Digital Fiction and its Awesome Potential for H.P. Lovecraft

Friday, March 28, 2008

Penguin Books, the publishing company well known for mass market literature, is currently posting works by contemporary authors for the next six weeks utilizing experimental methods to relay their fiction. Their "We Tell Stories" series already has a sci-fi tale by author Charles Cumming, using Google maps to visually convey San Francisco locales appropriate for the original text. This is an imperfect, though tantalizing experiment in the growing realm of digital fiction. As today's Entropist entry on the "io9 Blog" observes, this new methodology using blogs and Google maps holds fascinating potential for science fiction.

Naturally, the same holds true for other forms of fiction, and the weird should be no exception. H.P. Lovecraft, who steeped many of his stories deep in the rich history of New England, would be an excellent case for testing Google maps on his stories. Imagine zooming across New York quarters mentioned in the story "He," or reasonable New England facsimiles of Innsmouth and Arkham, and you begin to get the idea. It's true that modernity might banish part of the illusion, but a good number of historical sites mentioned by Lovecraft are still preserved, unadulterated. Moreover, who can say what the future holds for this technology and parallel developments? It may well be possible in, say, a decade or two, to modify Google's satellite photography to reasonable equivalents of various historical periods. Following Lovecraft's sights in New York, Providence, or Vermont in all their early twentieth century glory would be an incredible development.
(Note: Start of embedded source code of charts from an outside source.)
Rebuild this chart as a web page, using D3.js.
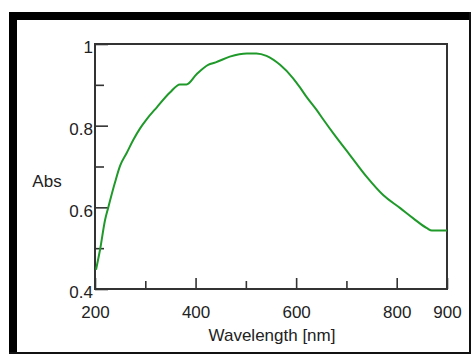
<!DOCTYPE html>
<html>
<head>
<meta charset="utf-8">
<script src="https://cdn.jsdelivr.net/npm/d3@7"></script>
<style>
  html, body { margin: 0; padding: 0; background: #fff; }
  svg { display: block; font-family: "Liberation Sans", Arial, sans-serif; }
  .tick text { font-size: 17px; fill: #222; }
</style>
</head>
<body>
<svg id="chart" width="471" height="356"></svg>
<script>
// spectrum
const wavelength = [202, 210, 220, 226, 240, 250, 263, 276, 290, 303, 323, 349, 369, 382, 402, 425, 440, 468,
  502, 521, 541, 568, 594, 608, 621, 641, 654, 674, 707, 740, 773, 807, 833, 860, 870, 900];
const absorbance = [0.447, 0.496, 0.569, 0.598, 0.662, 0.702, 0.733, 0.765, 0.794, 0.816, 0.845, 0.881, 0.901, 0.901,
  0.926, 0.949, 0.955, 0.969, 0.977, 0.977, 0.971, 0.949, 0.916, 0.893, 0.870, 0.838, 0.815, 0.781, 0.728, 0.675,
  0.630, 0.598, 0.573, 0.549, 0.543, 0.543];

const xTicks = [200, 300, 400, 500, 600, 700, 800, 900];
const xLabels = [200, 400, 600, 800, 900];
const yTicks = [0.4, 0.5, 0.6, 0.7, 0.8, 0.9, 1];
const yLabels = [0.4, 0.6, 0.8, 1];

const svg = d3.select('#chart');
const plotLeft = 95, plotRight = 447, plotTop = 44, plotBottom = 289;
const ink = '#333';

// outer frame: heavy top/left, thin right/bottom
svg.append('rect').attr('x', 9).attr('y', 12).attr('width', 462).attr('height', 8).attr('fill', '#000');
svg.append('rect').attr('x', 9).attr('y', 12).attr('width', 8).attr('height', 342).attr('fill', '#000');
svg.append('rect').attr('x', 469).attr('y', 12).attr('width', 2).attr('height', 342).attr('fill', '#111');
svg.append('rect').attr('x', 9).attr('y', 352).attr('width', 462).attr('height', 2).attr('fill', '#111');

const x = d3.scaleLinear().domain([200, 900]).range([plotLeft, plotRight]);
const y = d3.scaleLinear().domain([0.4, 1]).range([plotBottom, plotTop]);

const xAxis = d3.axisBottom(x)
  .tickValues(xTicks)
  .tickSizeInner(-11)
  .tickSizeOuter(0)
  .tickPadding(17)
  .tickFormat(d => xLabels.includes(d) ? d : '');
const gx = svg.append('g').attr('transform', 'translate(0,' + plotBottom + ')').call(xAxis);
gx.select('.domain').remove();
gx.selectAll('.tick line')
  .attr('y2', d => xLabels.includes(d) ? -11 : -8)
  .attr('stroke', ink).attr('stroke-width', 1.6);

const yAxis = d3.axisLeft(y)
  .tickValues(yTicks)
  .tickSizeInner(-13)
  .tickSizeOuter(0)
  .tickPadding(2)
  .tickFormat(d => yLabels.includes(d) ? d3.format('')(d) : '');
const gy = svg.append('g').attr('transform', 'translate(' + plotLeft + ',0)').call(yAxis);
gy.select('.domain').remove();
gy.selectAll('.tick line')
  .attr('x2', d => yLabels.includes(d) ? 13 : 9)
  .attr('stroke', ink).attr('stroke-width', 1.6);
gy.selectAll('.tick text').attr('dy', '0.52em');

// plot frame
svg.append('rect')
  .attr('x', plotLeft).attr('y', plotTop)
  .attr('width', plotRight - plotLeft).attr('height', plotBottom - plotTop)
  .attr('fill', 'none').attr('stroke', ink).attr('stroke-width', 2);

// curve
const points = wavelength.map((w, i) => [w, absorbance[i]]);
const line = d3.line()
  .x(d => x(d[0]))
  .y(d => y(d[1]))
  .curve(d3.curveMonotoneX);
svg.append('path')
  .datum(points)
  .attr('fill', 'none')
  .attr('stroke', '#1f9a2a')
  .attr('stroke-width', 2)
  .attr('d', line);

// axis titles
svg.append('text')
  .attr('x', 47).attr('y', 187)
  .attr('text-anchor', 'middle')
  .attr('font-size', 17).attr('fill', '#222')
  .text('Abs');
svg.append('text')
  .attr('x', 272).attr('y', 341)
  .attr('text-anchor', 'middle')
  .attr('font-size', 17).attr('fill', '#222')
  .text('Wavelength [nm]');
</script>
</body>
</html>
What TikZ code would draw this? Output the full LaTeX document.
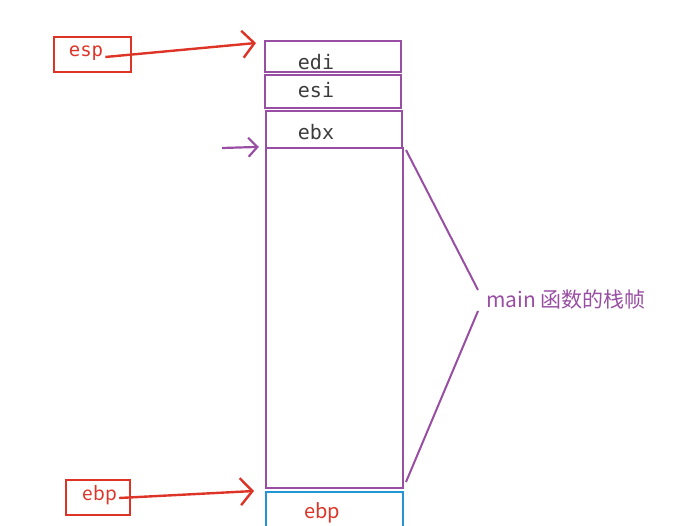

And Lovecraft may not be the only one, if the technology should lean in this direction. Following Arthur Machen's settings for his weird tales across London and Wales would be equally grand. Or in a modern case, the derelict chasms of many American cities would be ample accompaniments to the environments of gloriously icy bleakness described in Thomas Ligotti's stories.

As an aside, it shouldn't be difficult to apply Google maps to H.P. Lovecraft in one regard right now: his biographical sites of interest in Providence and elsewhere. Cataloging Swan Point Cemetery, his handful of residences, favorite parks and historical haunts, and locations of (regrettably) absent structures featured in his fiction (like the real church based on the fictional Church of Starry Wisdom, which was dismantled in the early 1990s) is very possible. In fact, it's almost surprising no one has yet compiled these bits of Lovecraftiana into a Google Earth overlay, though the time for it is imminent.